[Start]

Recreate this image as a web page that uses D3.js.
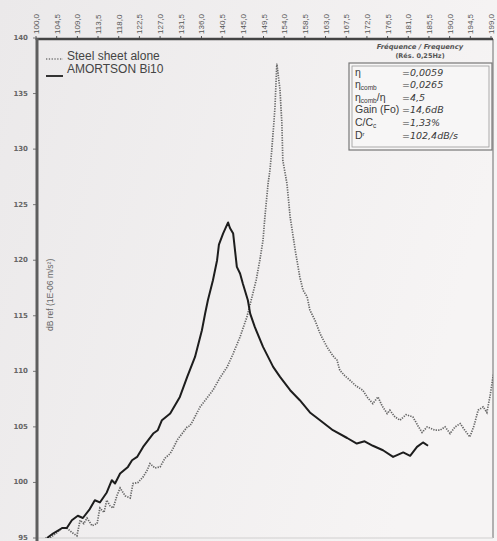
<!DOCTYPE html>
<html>
<head>
<meta charset="utf-8">
<title>Steel sheet vs AMORTSON Bi10</title>
<style>
  html, body { margin: 0; padding: 0; background: #eeeded; }
  svg { display: block; }
</style>
</head>
<body>
<svg id="chart" width="497" height="541"></svg>
<script src="https://cdnjs.cloudflare.com/ajax/libs/d3/7.8.5/d3.min.js"></script>
<script>
// frequency ticks (Hz) and level ticks (dB)
var freqTicks = [100, 104.5, 109, 113.5, 118, 122.5, 127, 131.5, 136, 140.5, 145, 149.5, 154,
                 158.5, 163, 167.5, 172, 176.5, 181, 185.5, 190, 194.5, 199];
var dbTicks = [95, 100, 105, 110, 115, 120, 125, 130, 135, 140];

// Steel sheet alone (dotted)
var steelFreq = [102.0, 103.0, 104.6, 105.7, 106.7, 107.8, 108.9, 109.6, 110.4, 111.1, 112.2, 113.3,
  113.9, 114.8, 115.4, 116.1, 116.8, 117.6, 118.3, 119.4, 120.5, 121.1, 122.2, 123.3, 124.2, 124.8,
  125.9, 127.0, 128.1, 129.2, 130.0, 130.7, 131.8, 132.9, 133.5, 134.2, 135.7, 137.2, 138.5, 140.0,
  141.6, 142.9, 144.4, 145.9, 147.0, 147.9, 148.7, 149.4, 149.8, 150.5, 150.9, 151.3, 151.8, 152.0,
  152.4, 153.1, 153.5, 153.7, 154.6, 155.3, 156.4, 157.4, 158.1, 159.0, 159.6, 160.7, 161.8, 163.3,
  164.6, 165.5, 166.1, 167.2, 168.3, 169.6, 171.1, 172.2, 173.3, 174.4, 175.3, 176.4, 177.0, 178.1,
  179.2, 180.5, 182.0, 183.1, 184.0, 185.1, 185.7, 186.8, 187.9, 189.0, 190.1, 191.2, 192.3, 193.3,
  194.4, 195.3, 196.2, 197.3, 198.1, 198.8, 199.4, 199.9];
var steelDb = [95.0, 95.0, 95.5, 95.9, 95.9, 95.5, 95.2, 96.6, 96.3, 96.8, 96.1, 96.3,
  97.7, 97.3, 98.4, 97.9, 97.7, 98.8, 99.5, 98.8, 98.6, 99.9, 100.0, 100.5, 101.1, 101.7,
  101.3, 101.4, 102.2, 102.6, 103.2, 103.8, 104.4, 105.0, 105.1, 105.6, 106.8, 107.6, 108.3, 109.4,
  110.4, 111.6, 113.1, 114.9, 116.7, 118.2, 120.0, 121.8, 123.9, 126.9, 128.1, 129.9, 132.6, 133.8,
  137.7, 135.3, 132.3, 129.0, 126.9, 123.9, 120.9, 118.5, 117.3, 116.7, 115.5, 114.6, 113.4, 112.2,
  111.4, 111.0, 110.1, 109.6, 109.2, 108.7, 108.3, 107.6, 107.1, 107.7, 106.9, 106.2, 106.5, 105.9,
  105.6, 106.1, 105.9, 105.1, 104.5, 105.0, 104.9, 104.7, 104.7, 105.0, 104.4, 105.0, 105.3, 104.7,
  104.1, 105.1, 106.5, 106.8, 106.3, 107.8, 109.4, 110.5];

// AMORTSON Bi10 (solid)
var amFreq = [102.4, 103.7, 105.7, 106.7, 107.8, 109.1, 110.2, 111.7, 112.8, 113.9, 115.4, 116.5,
  117.2, 118.3, 120.0, 120.9, 122.0, 123.3, 125.5, 126.5, 127.4, 129.2, 131.3, 132.9, 134.6, 136.1,
  136.8, 137.4, 138.5, 139.4, 139.8, 140.7, 141.8, 142.2, 142.9, 143.7, 144.4, 145.0, 146.1, 146.6,
  147.6, 149.4, 151.6, 153.1, 155.3, 157.4, 159.6, 161.8, 164.6, 167.7, 169.8, 171.5, 173.3, 175.5,
  177.7, 179.9, 181.4, 182.9, 184.2, 185.3];
var amDb = [95.0, 95.4, 95.9, 95.9, 96.6, 97.0, 96.8, 97.6, 98.4, 98.2, 99.1, 100.2,
  99.9, 100.8, 101.4, 102.0, 102.3, 103.2, 104.4, 104.7, 105.6, 106.2, 107.7, 109.5, 111.3, 113.7,
  115.2, 116.4, 118.2, 120.0, 121.4, 122.4, 123.4, 122.9, 122.4, 119.4, 118.8, 117.9, 116.4, 115.2,
  114.0, 112.2, 110.4, 109.5, 108.3, 107.4, 106.3, 105.6, 104.7, 104.0, 103.5, 103.7, 103.3, 102.9,
  102.3, 102.7, 102.4, 103.2, 103.6, 103.3];

var legendLabels = ["Steel sheet alone", "AMORTSON Bi10"];
var infoLabels = ["η", "η", "η", "Gain (Fo)", "C/C", "D"];
var infoValues = ["=0,0059", "=0,0265", "=4,5", "=14,6dB", "=1,33%", "=102,4dB/s"];

var svg = d3.select("#chart");
var W = 497, H = 541;
var pLeft = 37, pTop = 39, pRight = 493, pBottom = 538;

var x = d3.scaleLinear().domain([100, 199]).range([36, 491]);
var y = d3.scaleLinear().domain([95, 140]).range([538, 38]);

// background with soft light gradient like the scan
var defs = svg.append("defs");
var grad = defs.append("linearGradient").attr("id", "bg").attr("x1", "0").attr("x2", "1").attr("y1", "0").attr("y2", "0.3");
grad.append("stop").attr("offset", "0").attr("stop-color", "#ebe9ea");
grad.append("stop").attr("offset", "1").attr("stop-color", "#f6f4f4");
defs.append("clipPath").attr("id", "plotclip").append("rect")
  .attr("x", pLeft).attr("y", pTop).attr("width", pRight - pLeft).attr("height", pBottom - pTop);

svg.append("rect").attr("width", W).attr("height", H).attr("fill", "url(#bg)");

// frame
svg.append("line").attr("x1", pRight).attr("x2", pRight).attr("y1", pTop).attr("y2", pBottom)
  .attr("stroke", "#9a9a9a").attr("stroke-width", 1.5);
svg.append("line").attr("x1", pLeft).attr("x2", pRight).attr("y1", pBottom).attr("y2", pBottom)
  .attr("stroke", "#d0cfcf").attr("stroke-width", 1);

// top axis
var topAxis = svg.append("g");
topAxis.selectAll("line.tk").data(freqTicks).enter().append("line")
  .attr("x1", function (d) { return x(d); }).attr("x2", function (d) { return x(d); })
  .attr("y1", pTop - 3).attr("y2", pTop + 1).attr("stroke", "#555").attr("stroke-width", 1);
topAxis.selectAll("text").data(freqTicks).enter().append("text")
  .attr("transform", function (d) { return "translate(" + (x(d) + 3) + "," + (pTop - 5) + ") rotate(-90)"; })
  .attr("font-family", "Liberation Sans, Arial, sans-serif").attr("font-size", 8)
  .attr("fill", "#555")
  .text(function (d) { return d3.format(".1f")(d).replace(".", ","); });
svg.append("line").attr("x1", pLeft - 1).attr("x2", pRight).attr("y1", pTop).attr("y2", pTop)
  .attr("stroke", "#444").attr("stroke-width", 2.5);

// left axis
var leftAxis = svg.append("g");
leftAxis.selectAll("line").data(dbTicks).enter().append("line")
  .attr("x1", pLeft - 4).attr("x2", pLeft).attr("y1", function (d) { return y(d); }).attr("y2", function (d) { return y(d); })
  .attr("stroke", "#777").attr("stroke-width", 1);
leftAxis.selectAll("text").data(dbTicks).enter().append("text")
  .attr("x", 28).attr("y", function (d) { return y(d) + 2; })
  .attr("text-anchor", "end")
  .attr("font-family", "DejaVu Sans, sans-serif").attr("font-size", 7).attr("font-weight", "bold")
  .attr("fill", "#666")
  .text(function (d) { return d; });
svg.append("line").attr("x1", pLeft).attr("x2", pLeft).attr("y1", pTop - 1).attr("y2", H)
  .attr("stroke", "#5e5e5e").attr("stroke-width", 3);

svg.append("text")
  .attr("transform", "translate(53,331) rotate(-90)")
  .attr("font-family", "Liberation Sans, Arial, sans-serif").attr("font-size", 8.5)
  .attr("fill", "#666")
  .text("dB ref (1E-06 m/s²)");

// curves
var line = d3.line()
  .x(function (d) { return x(d[0]); })
  .y(function (d) { return y(d[1]); });
var plot = svg.append("g").attr("clip-path", "url(#plotclip)");

plot.append("path")
  .datum(d3.zip(steelFreq, steelDb))
  .attr("d", line)
  .attr("fill", "none").attr("stroke", "#666").attr("stroke-width", 1.7)
  .attr("stroke-dasharray", "1.3,1.2");

plot.append("path")
  .datum(d3.zip(amFreq, amDb))
  .attr("d", line)
  .attr("fill", "none").attr("stroke", "#1d1d1d").attr("stroke-width", 2)
  .attr("stroke-linejoin", "round");

// legend
var lg = svg.append("g");
lg.append("line").attr("x1", 46).attr("x2", 63).attr("y1", 59).attr("y2", 59)
  .attr("stroke", "#777").attr("stroke-width", 1.5).attr("stroke-dasharray", "1.3,1.5");
lg.append("line").attr("x1", 46).attr("x2", 63).attr("y1", 76).attr("y2", 76)
  .attr("stroke", "#333").attr("stroke-width", 2);
lg.selectAll("text").data(legendLabels).enter().append("text")
  .attr("x", 67).attr("y", function (d, i) { return 60 + i * 13; })
  .attr("font-family", "Liberation Sans, Arial, sans-serif").attr("font-size", 12)
  .attr("fill", "#444")
  .text(function (d) { return d; });

// info box
var ib = svg.append("g");
ib.append("text").attr("x", 420).attr("y", 49).attr("text-anchor", "middle")
  .attr("font-family", "DejaVu Sans, sans-serif").attr("font-size", 6.8).attr("font-style", "italic")
  .attr("font-weight", "bold").attr("fill", "#555").text("Fréquence / Frequency");
ib.append("text").attr("x", 420).attr("y", 58).attr("text-anchor", "middle")
  .attr("font-family", "DejaVu Sans, sans-serif").attr("font-size", 6.5)
  .attr("font-weight", "bold").attr("fill", "#555").text("(Rés. 0,25Hz)");
ib.append("rect").attr("x", 349).attr("y", 63).attr("width", 143).attr("height", 87)
  .attr("fill", "#f7f6f6").attr("stroke", "#777").attr("stroke-width", 1.2);
ib.append("rect").attr("x", 352).attr("y", 66).attr("width", 137).attr("height", 81)
  .attr("fill", "none").attr("stroke", "#999").attr("stroke-width", 0.8);

var rowY = [76, 88, 101, 113, 126, 139];
var lab = ib.selectAll("text.lab").data(infoLabels).enter().append("text")
  .attr("class", "lab")
  .attr("x", 355).attr("y", function (d, i) { return rowY[i]; })
  .attr("font-family", "Liberation Sans, Arial, sans-serif").attr("font-size", 10.5)
  .attr("fill", "#3a3a3a")
  .text(function (d) { return d; });
lab.filter(function (d, i) { return i === 1 || i === 2; }).append("tspan")
  .attr("dy", 2).attr("font-size", 6.5).text("comb");
lab.filter(function (d, i) { return i === 2; }).append("tspan")
  .attr("dy", -2).attr("font-size", 10.5).text("/η");
lab.filter(function (d, i) { return i === 4; }).append("tspan")
  .attr("dy", 2).attr("font-size", 6.5).text("c");
lab.filter(function (d, i) { return i === 5; }).append("tspan")
  .attr("dy", -3).attr("font-size", 6).text("r");

ib.selectAll("text.val").data(infoValues).enter().append("text")
  .attr("class", "val")
  .attr("x", 402).attr("y", function (d, i) { return rowY[i]; })
  .attr("font-family", "DejaVu Sans, sans-serif").attr("font-size", 9.5).attr("font-style", "italic")
  .attr("fill", "#3a3a3a")
  .text(function (d) { return d; });
</script>
</body>
</html>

[End]

> **REQUIRED WORK**: Please repeat exactly the data above from its first line to the line that contains "130, 135, 140];", inclusive, and leave every picture out.

> **FINISHED EXERCISE**:
Recreate this image as a web page that uses D3.js.
<!DOCTYPE html>
<html>
<head>
<meta charset="utf-8">
<title>Steel sheet vs AMORTSON Bi10</title>
<style>
  html, body { margin: 0; padding: 0; background: #eeeded; }
  svg { display: block; }
</style>
</head>
<body>
<svg id="chart" width="497" height="541"></svg>
<script src="https://cdnjs.cloudflare.com/ajax/libs/d3/7.8.5/d3.min.js"></script>
<script>
// frequency ticks (Hz) and level ticks (dB)
var freqTicks = [100, 104.5, 109, 113.5, 118, 122.5, 127, 131.5, 136, 140.5, 145, 149.5, 154,
                 158.5, 163, 167.5, 172, 176.5, 181, 185.5, 190, 194.5, 199];
var dbTicks = [95, 100, 105, 110, 115, 120, 125, 130, 135, 140];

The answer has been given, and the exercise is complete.